In those jurisdictions where walking around with your naughty bits showing is actually forbidden, of course.

This presumes that our standards of decency are rationally derived.

If they have organic genitals/erogenous zones, or reasonably realistic looking facsimiles of same, like Terminators, they must keep those covered.

If the only organic parts they have are normally unclothed, like Robocop’s face, they need not bother with clothing.

Clothing customs need not and often are not entirely rational. If said cyborgs resemble male or female human beings they should be clothed accordingly.
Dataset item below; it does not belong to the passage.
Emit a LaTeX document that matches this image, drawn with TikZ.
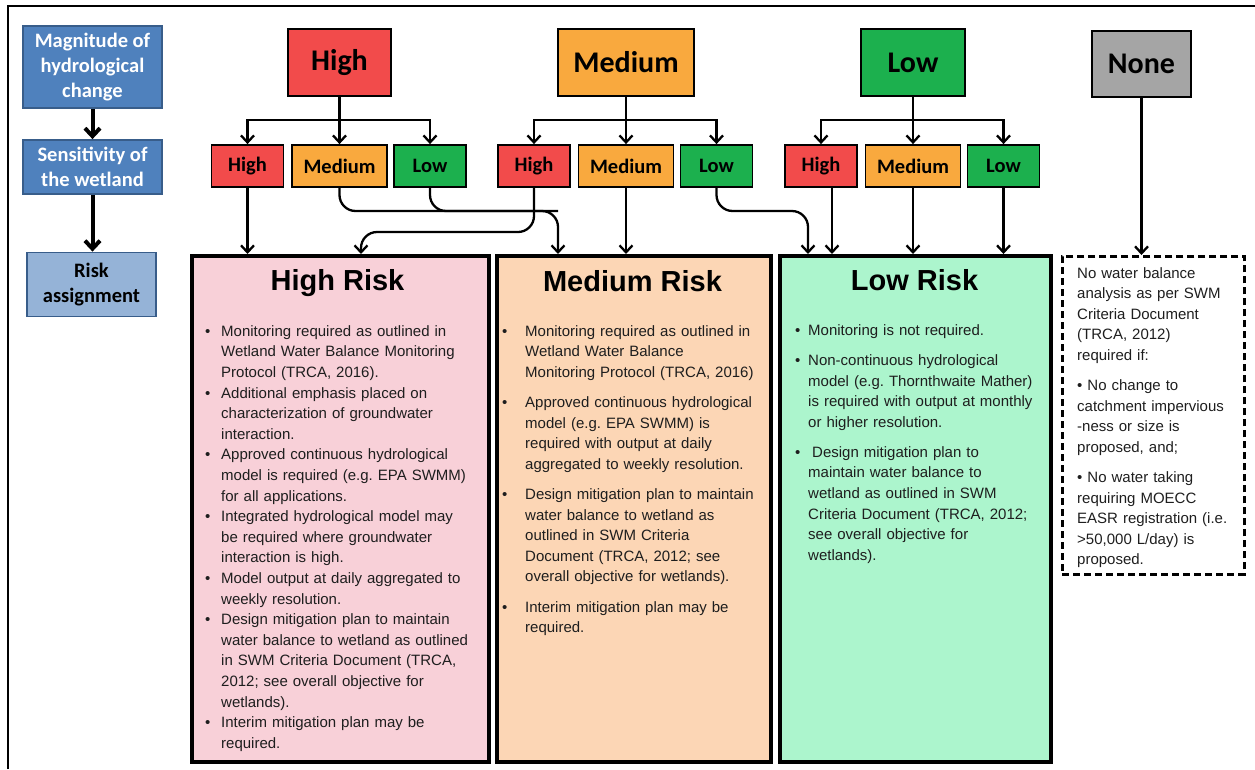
\documentclass[tikz,border=0pt]{standalone}
\usepackage{fontspec}
\setmainfont{Liberation Sans}
\newfontfamily\carlito{Carlito}
\usetikzlibrary{arrows.meta}
\frenchspacing
\definecolor{WLred}{HTML}{F24B4B}
\definecolor{WLorange}{HTML}{F9A93E}
\definecolor{WLgreen}{HTML}{1CB04E}
\definecolor{WLgray}{HTML}{A5A5A5}
\definecolor{WLblue}{HTML}{4F81BD}
\definecolor{WLblueLine}{HTML}{385D8A}
\definecolor{WLblueLight}{HTML}{95B3D7}
\definecolor{WLpink}{HTML}{F8D0D8}
\definecolor{WLpeach}{HTML}{FCD6B5}
\definecolor{WLmint}{HTML}{ACF5CD}
\definecolor{WLtext}{HTML}{1E1E1E}
\newlength{\itemgap}
\setlength{\itemgap}{16pt}
\newcommand{\riskitem}[1]{\par\hangindent=\itemgap\hangafter=1\noindent\makebox[\itemgap][l]{\textbullet}#1}

\begin{document}
\begin{tikzpicture}[x=1pt,y=-1pt,
  topbox/.style={draw=black,line width=2.2pt,minimum height=67pt,inner sep=0pt,font=\carlito\bfseries\fontsize{30}{36}\selectfont},
  subbox/.style={draw=black,line width=1.8pt,minimum height=42pt,inner sep=0pt,font=\carlito\bfseries\fontsize{20.5}{24}\selectfont},
  leftbox/.style={draw=WLblueLine,line width=1.8pt,align=center,inner sep=0pt,font=\carlito\bfseries\fontsize{20.5}{25}\selectfont},
  riskbox/.style={draw=black,line width=3.5pt,anchor=north west,inner sep=0pt},
  risktitle/.style={anchor=base,inner sep=0pt,font=\bfseries\fontsize{29}{34}\selectfont},
  bodytext/.style={anchor=north west,inner sep=0pt,text width=#1,text=WLtext,font=\fontsize{15}{20.6}\selectfont},
  link/.style={line width=2.3pt,-{Straight Barb[length=7pt,width=13pt]}},
  joinline/.style={line width=2.3pt},
  bigarrow/.style={line width=4pt,-{Straight Barb[length=8pt,width=15pt]}}]
\useasboundingbox (0,0) rectangle (1255,769);
\draw[line width=1.5pt] (8,769) -- (8,6) -- (1255,6);

% legend on the left
\node[leftbox,fill=WLblue,text=white,minimum width=139pt,minimum height=82pt] (mag) at (92.5,67) {Magnitude of\\hydrological\\change};
\node[leftbox,fill=WLblue,text=white,minimum width=139pt,minimum height=54pt] (sens) at (92.5,167) {Sensitivity of\\the wetland};
\node[leftbox,fill=WLblueLight,text=black,minimum width=129pt,minimum height=64pt] (asg) at (91.5,284.5) {Risk\\assignment};
\draw[bigarrow] (mag) -- (sens);
\draw[bigarrow] (sens) -- (sens |- asg.north);

% risk boxes
\node[riskbox,fill=WLpink,minimum width=297pt,minimum height=506pt] (hrisk) at (190,254) {};
\node[riskbox,fill=WLpeach,minimum width=274pt,minimum height=506pt] (mrisk) at (495,254) {};
\node[riskbox,fill=WLmint,minimum width=271pt,minimum height=506pt] (lrisk) at (778,254) {};
\node[riskbox,line width=2.5pt,dash pattern=on 7pt off 4pt,minimum width=182pt,minimum height=318pt] (nobox) at (1061,255) {};
\node[risktitle] (hrisk-t) at (337.5,290) {High Risk};
\node[risktitle] (mrisk-t) at (632.5,291) {Medium Risk};
\node[risktitle] (lrisk-t) at (914.5,290) {Low Risk};

% magnitude and sensitivity
\foreach \grp/\cx/\tw/\col/\lab in {h/339.5/103/WLred/High,m/626/136/WLorange/Medium,l/913/104/WLgreen/Low}{
  \node[topbox,fill=\col,minimum width=\tw pt] (t\grp) at (\cx,62.5) {\lab};
  \node[subbox,fill=WLred,minimum width=72pt] (\grp H) at (\cx-92,166) {High};
  \node[subbox,fill=WLorange,minimum width=95pt] (\grp M) at (\cx,166) {Medium};
  \node[subbox,fill=WLgreen,minimum width=72pt] (\grp L) at (\cx+90.5,166) {Low};
  \coordinate (\grp B) at (\cx,120);
  \draw[link] (t\grp) -- (\grp M);
  \draw[link] (\grp B) -| (\grp H);
  \draw[link] (\grp B) -| (\grp L);
}
\node[topbox,fill=WLgray,minimum width=99pt,minimum height=66pt] (tn) at (1141.5,64) {None};

% sensitivity to risk
\coordinate (busA) at (0,211);
\coordinate (busB) at (0,232);
\coordinate (hIn) at ([xshift=171pt]hrisk.north west);
\coordinate (mIn) at ([xshift=63pt]mrisk.north west);
\coordinate (lIn) at ([xshift=30pt]lrisk.north west);
\draw[link] (hH) -- (hH |- hrisk.north);
\draw[link] (hM.south) [rounded corners=16pt] |- (mIn |- busA) [rounded corners=3pt] -- (mIn);
\draw[joinline,rounded corners=16pt] (hL.south) |- (mIn |- busA);
\draw[link] (mH.south) [rounded corners=16pt] |- (hIn |- busB) [rounded corners=3pt] -- (hIn);
\draw[link] (mM) -- (mM |- mrisk.north);
\draw[link] (mL.south) [rounded corners=16pt] |- (lIn |- busA) [rounded corners=3pt] -- (lIn);
\draw[link] ([xshift=11pt]lH.south) -- ([xshift=11pt]lH.south |- lrisk.north);
\draw[link] (lM) -- (lM |- lrisk.north);
\draw[link] (lL) -- (lL |- lrisk.north);
\draw[link] (tn) -- (tn |- nobox.north);

% texts
\node[bodytext=275pt] (hrisk-b) at (205,315.4) {\raggedright
\riskitem{Monitoring required as outlined in\newline Wetland Water Balance Monitoring\newline Protocol (TRCA, 2016).}
\riskitem{Additional emphasis placed on\newline characterization of groundwater\newline interaction.}
\riskitem{Approved continuous hydrological\newline model is required (e.g. EPA SWMM)\newline for all applications.}
\riskitem{Integrated hydrological model may\newline be required where groundwater\newline interaction is high.}
\riskitem{Model output at daily aggregated to\newline weekly resolution.}
\riskitem{Design mitigation plan to maintain\newline water balance to wetland as outlined\newline in SWM Criteria Document (TRCA,\newline 2012; see overall objective for\newline wetlands).}
\riskitem{Interim mitigation plan may be\newline required.}\par};
\node[bodytext=262pt] (mrisk-b) at (502,306) {\raggedright\setlength{\parskip}{9.5pt}\setlength{\itemgap}{23pt}%
\riskitem{Monitoring required as outlined in\newline Wetland Water Balance\newline Monitoring Protocol (TRCA, 2016)}
\riskitem{Approved continuous hydrological\newline model (e.g. EPA SWMM) is\newline required with output at daily\newline aggregated to weekly resolution.}
\riskitem{Design mitigation plan to maintain\newline water balance to wetland as\newline outlined in SWM Criteria\newline Document (TRCA, 2012; see\newline overall objective for wetlands).}
\riskitem{Interim mitigation plan may be\newline required.}\par};
\node[bodytext=250pt] (lrisk-b) at (795,305) {\raggedright\setlength{\parskip}{9.5pt}\setlength{\itemgap}{13pt}%
\riskitem{Monitoring is not required.}
\riskitem{Non-continuous hydrological\newline model (e.g. Thornthwaite Mather)\newline is required with output at monthly\newline or higher resolution.}
\riskitem{\hspace{4pt}Design mitigation plan to\newline maintain water balance to\newline wetland as outlined in SWM\newline Criteria Document (TRCA, 2012;\newline see overall objective for\newline wetlands).}\par};
\node[bodytext=175pt] (nobox-b) at (1077,267) {\raggedright\setlength{\parskip}{9.5pt}%
No water balance\newline analysis as per SWM\newline Criteria Document\newline (TRCA, 2012)\newline required if:\par
\textbullet\ No change to\newline catchment impervious\newline -ness or size is\newline proposed, and;\par
\textbullet\ No water taking\newline requiring MOECC\newline EASR registration (i.e.\newline >50,000 L/day) is\newline proposed.\par};
\end{tikzpicture}
\end{document}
If they do not, or their prostheses make them appear clothed, they need not.

I think a cyborg’s need to wear clothes would depend upon whether it had to blend in with the general populace.

I personally think a shiny metal ass is the Little Black Dress of the future.

I think it’s more interesting when cyborgs still feel the need to wear clothes. It humanises them, and makes the exceptions - the lobotomised berserkers and the “cyberpsychos” - stand out more.

If cyborgs’ prosthetic bodies are still sensitive to temperature, then they would probably want to wear clothes when it’s cold outside. They might be in danger of freezing up.

Some of them need to blend in before they start eliminating Sarah Connors.

“Your clothes. Now.”

That wasn’t a cyborg, it was a robot with a disguise.

The Tin Woodsman didn’t wear clothes. And there was a young girl present!

:wink:

It depends on if their cyborg bodies are meat-colored or not. You can get away with a lot if you go chrome.

“Once you go chrome, you never go…” Um…I got nothin’.

home.

From the movie:

Kyle Reese: He’s not a man - a machine. A Terminator. A Cyberdyne Systems Model 101.

Sarah Connor: A machine? Like a robot?

Kyle Reese: Not a robot. A cyborg. A cybernetic organism.

If you kill the “org” part of the “cyborg”, and it gets to keep walking around, it’s not a cyborg. It’s a robot.

In THAT movie (which was where my quote-ish 1st post came), the Terminator was consistently called a cyborg. Argue with the movie. :wink: (I think you have a good chance there)

The Terminator actually is properly referred to as a cyborg. It’s a cyborg that started as a machine and added organic parts rather than the other way around, but yeah, it’s a cyborg.

T-800’s are cyborgs. Living flesh over metal endoskeleton.

T-600’s were robots with rubber coverings.